Nippon Denko Enters Output and Cost Cuts in All Factories

Nippon Denko, Japanese major ferroalloy maker, launched output and cost cut measures such as extra closing of its plants for the first time in 8 and half years. The firm closes all factories temporarily for 3-10 days per month during February and March. The output of high-carbon ferromanganese is now reduced by 30% compared with the capacity. The firm already applied for Employment Adjustment Subsidy and reduced board members’ compensation in February. The firm also minimizes capital expenditure except for strategic plans such as capacity expansion for high carbon ferromanganese and new factory construction of manganese acid lithium.

Nippon Denko prepares for low operation with estimation that domestic crude steel output becomes below 100 million tonnes in 2009. The firm will continue output reduction for high carbon ferromanganese by 30% for a while.

Offshore subsidiaries are also decreasing output. Chinese subsidiary is decreasing silicon manganese production. In South Africa, NST Ferrochrome stopped ferrochrome production in December 2008. SAJ Vanadium, another joint venture in south Africa, is reducing vanadium output.

Nippon Denko will shrink annual capital expenditure to 4 billion yen for 2009, down by 300 million yen from 2008. The firm plans investment at over 2 billion yen for construction of a new manganese acid lithium factory. The firm will also expand no.1 furnace of high carbon ferromanganese.

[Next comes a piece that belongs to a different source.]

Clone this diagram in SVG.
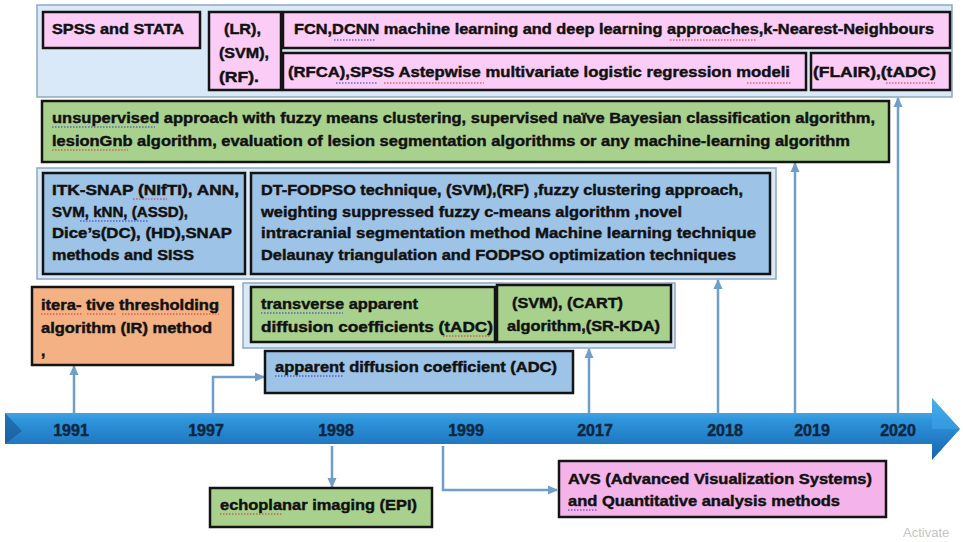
<svg xmlns="http://www.w3.org/2000/svg" width="963" height="542" viewBox="0 0 963 542">
<defs>
<linearGradient id="tl" x1="0" y1="0" x2="0" y2="1">
<stop offset="0" stop-color="#6cc0f2"/>
<stop offset="0.35" stop-color="#2f96dc"/>
<stop offset="1" stop-color="#1563ae"/>
</linearGradient>
<marker id="ah" markerUnits="userSpaceOnUse" markerWidth="10" markerHeight="10" refX="9" refY="5" orient="auto">
<path d="M0,0.5 L10,5 L0,9.5 Z" fill="#6f9fc8"/>
</marker>
<style>
.panel{fill:#dae9f7;stroke:#8ea9c1;stroke-width:1.5}
.box{stroke:#141414;stroke-width:2.5}
.pink{fill:#fbcdf6}
.pink2{fill:#f4b4ea}
.green{fill:#a9d18e}
.blue{fill:#9dc3e6}
.orange{fill:#f4b183}
.t{font-family:"Liberation Sans",Arial,sans-serif;font-weight:bold;font-size:15.5px;fill:#111;stroke:#111;stroke-width:0.45}
.yr{font-family:"Liberation Sans",Arial,sans-serif;font-weight:bold;font-size:16px;fill:#0e2841;stroke:#0e2841;stroke-width:0.5;text-anchor:middle}
.conn{fill:none;stroke:#6f9fc8;stroke-width:2.5}
.sr{stroke:#d33;stroke-width:1.2;stroke-dasharray:1.5 1.5;fill:none}
.sb{stroke:#33c;stroke-width:1.2;stroke-dasharray:1.5 1.5;fill:none}
</style>
</defs>
<rect width="963" height="542" fill="#ffffff"/>

<!-- panels -->
<rect class="panel" x="37" y="5" width="915" height="92"/>
<rect class="panel" x="37" y="168" width="739" height="111"/>
<rect class="panel" x="243" y="283" width="432" height="65"/>

<!-- timeline -->
<g id="timeline">
<polygon points="5,413 932,413 932,398 960,429 932,460 932,444 5,444" fill="url(#tl)"/>
<polygon points="932,398 960,429 932,429" fill="#3ea3e6" opacity="0.6"/>
<polygon points="5,413 22,431 5,444" fill="#14508c" opacity="0.55"/>
<text class="yr" x="71" y="436">1991</text>
<text class="yr" x="206" y="436">1997</text>
<text class="yr" x="336" y="436">1998</text>
<text class="yr" x="466" y="436">1999</text>
<text class="yr" x="595" y="436">2017</text>
<text class="yr" x="725" y="436">2018</text>
<text class="yr" x="812" y="436">2019</text>
<text class="yr" x="898" y="436">2020</text>
</g>

<!-- connectors -->
<g id="connectors">
<path class="conn" d="M74,413 V366" marker-end="url(#ah)"/>
<path class="conn" d="M213,413 V377 H264" marker-end="url(#ah)"/>
<path class="conn" d="M332,446 V487" marker-end="url(#ah)"/>
<path class="conn" d="M443,446 V490 H557" marker-end="url(#ah)"/>
<path class="conn" d="M589,413 V349" marker-end="url(#ah)"/>
<path class="conn" d="M718,413 V280" marker-end="url(#ah)"/>
<path class="conn" d="M795,413 V163" marker-end="url(#ah)"/>
<path class="conn" d="M898,413 V98" marker-end="url(#ah)"/>
</g>

<g id="n-spss">
<rect class="box pink" x="43" y="12" width="157" height="36"/>
<text class="t" x="52" y="34" textLength="132" lengthAdjust="spacingAndGlyphs">SPSS and STATA</text>
</g>
<g id="n-lr">
<rect class="box pink" x="209" y="12" width="72" height="78"/>
<text class="t" x="224" y="34" textLength="37" lengthAdjust="spacingAndGlyphs">(LR),</text>
<text class="t" x="219" y="58" textLength="50" lengthAdjust="spacingAndGlyphs">(SVM),</text>
<text class="t" x="219" y="82" textLength="40" lengthAdjust="spacingAndGlyphs">(RF).</text>
</g>
<g id="n-fcn">
<rect class="box pink" x="283" y="12" width="667" height="36"/>
<text class="t" x="294" y="34" textLength="640" lengthAdjust="spacingAndGlyphs">FCN,DCNN machine learning and deep learning approaches,k-Nearest-Neighbours</text>
<path class="sb" d="M334,40 H376"/>
<path class="sr" d="M670,40 H757"/>
</g>
<g id="n-rfca">
<rect class="box pink" x="283" y="53" width="523" height="37"/>
<text class="t" x="288" y="77" textLength="502" lengthAdjust="spacingAndGlyphs">(RFCA),SPSS Astepwise multivariate logistic regression modeli</text>
<path class="sb" d="M336,83 H378"/>
<path class="sr" d="M384,83 H484"/>
<path class="sr" d="M747,83 H791"/>
</g>
<g id="n-flair">
<rect class="box pink" x="811" y="53" width="139" height="37"/>
<text class="t" x="813" y="77" textLength="123" lengthAdjust="spacingAndGlyphs">(FLAIR),(tADC)</text>
<path class="sr" d="M886,83 H935"/>
</g>

<g id="n-unsup">
<rect class="box green" x="42" y="101" width="847" height="61"/>
<text class="t" x="52" y="123" textLength="823" lengthAdjust="spacingAndGlyphs">unsupervised approach with fuzzy means clustering, supervised naïve Bayesian classification algorithm,</text>
<text class="t" x="52" y="146" textLength="798" lengthAdjust="spacingAndGlyphs">lesionGnb algorithm, evaluation of lesion segmentation algorithms or any machine-learning algorithm</text>
<path class="sb" d="M52,127 H155"/>
<path class="sr" d="M52,150 H128"/>
</g>

<g id="n-itk">
<rect class="box blue" x="43" y="173" width="202" height="101"/>
<text class="t" x="52" y="195" textLength="187" lengthAdjust="spacingAndGlyphs">ITK-SNAP (NIfTI), ANN,</text>
<text class="t" x="52" y="217" textLength="136" lengthAdjust="spacingAndGlyphs">SVM, kNN,  (ASSD),</text>
<text class="t" x="52" y="238" textLength="180" lengthAdjust="spacingAndGlyphs">Dice’s(DC), (HD),SNAP</text>
<text class="t" x="52" y="260" textLength="142" lengthAdjust="spacingAndGlyphs">methods and SISS</text>
<path class="sr" d="M133,199 H167"/>
<path class="sb" d="M80,221 H149"/>
</g>
<g id="n-dt">
<rect class="box blue" x="251" y="173" width="519" height="101"/>
<text class="t" x="261" y="195" textLength="482" lengthAdjust="spacingAndGlyphs">DT-FODPSO technique,  (SVM),(RF) ,fuzzy clustering approach,</text>
<text class="t" x="261" y="217" textLength="421" lengthAdjust="spacingAndGlyphs">weighting suppressed fuzzy c-means algorithm ,novel</text>
<text class="t" x="261" y="238" textLength="495" lengthAdjust="spacingAndGlyphs">intracranial segmentation method  Machine learning technique</text>
<text class="t" x="261" y="260" textLength="475" lengthAdjust="spacingAndGlyphs">Delaunay triangulation and FODPSO optimization techniques</text>
</g>

<g id="n-itera">
<rect class="box orange" x="32" y="287" width="201" height="78"/>
<text class="t" x="41" y="310" textLength="178" lengthAdjust="spacingAndGlyphs">itera- tive thresholding</text>
<text class="t" x="41" y="333" textLength="171" lengthAdjust="spacingAndGlyphs">algorithm (IR) method</text>
<text class="t" x="41" y="356">,</text>
<path class="sr" d="M41,314 H83 M87,314 H117 M122,314 H219"/>
</g>
<g id="n-tadc">
<rect class="box green" x="251" y="287" width="244" height="55"/>
<text class="t" x="261" y="309" textLength="157" lengthAdjust="spacingAndGlyphs">transverse apparent</text>
<text class="t" x="261" y="332" textLength="232" lengthAdjust="spacingAndGlyphs">diffusion coefficients (tADC)</text>
<path class="sb" d="M261,313 H343"/>
<path class="sr" d="M443,336 H490"/>
</g>
<g id="n-svmcart">
<rect class="box green" x="497" y="285" width="174" height="57"/>
<text class="t" x="512" y="308" textLength="111" lengthAdjust="spacingAndGlyphs">(SVM), (CART)</text>
<text class="t" x="507" y="331" textLength="153" lengthAdjust="spacingAndGlyphs">algorithm,(SR-KDA)</text>
</g>
<g id="n-adc">
<rect class="box blue" x="265" y="351" width="308" height="42"/>
<text class="t" x="275" y="372" textLength="282" lengthAdjust="spacingAndGlyphs">apparent diffusion coefficient (ADC)</text>
<path class="sb" d="M275,376 H343"/>
</g>

<g id="n-epi">
<rect class="box green" x="210" y="488" width="222" height="39"/>
<text class="t" x="220" y="510" textLength="197" lengthAdjust="spacingAndGlyphs">echoplanar imaging (EPI)</text>
<path class="sr" d="M220,514 H282"/>
</g>
<g id="n-avs">
<rect class="box pink2" x="559" y="461" width="327" height="56"/>
<text class="t" x="568" y="484" textLength="304" lengthAdjust="spacingAndGlyphs">AVS (Advanced Visualization Systems)</text>
<text class="t" x="568" y="506" textLength="272" lengthAdjust="spacingAndGlyphs">and Quantitative analysis methods</text>
<path class="sb" d="M568,510 H597"/>
</g>

<text x="903" y="537" font-family="'Liberation Sans',Arial,sans-serif" font-size="13" fill="#c4c4c4">Activate</text>
</svg>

But additional large expenditures will be postponed, including capacity expansion of super low phosphorus ferromanganese to 45,000 tonnes per year from current 30,000 tonnes.

Nippon Denko announced on Tuesday the firm posted the record consolidated recurring profit at 25.2 billion yen for a full year ending December 2008, expanding by 2.3 times from previous year. The consolidated revenue increased by 1.5 times to 116 billion yen through 2008 from 2007, reaching 100 billion yen for the first time thanks to upsurge of ferroalloy selling price. However, the firm forecasts the recurring profit would drop by 91% to 2.2 billion yen in 2009 from 2008 with rapid demand shrinkage and ferroalloy price down.

Yoichiro Miura, the president, forecasts the profit could return to the normal level in 2010 after ferroalloy market recovers the balance. Mr. Miura estimated the firm’s actual ability at 13 billion yen of full-year consolidated recurring profit.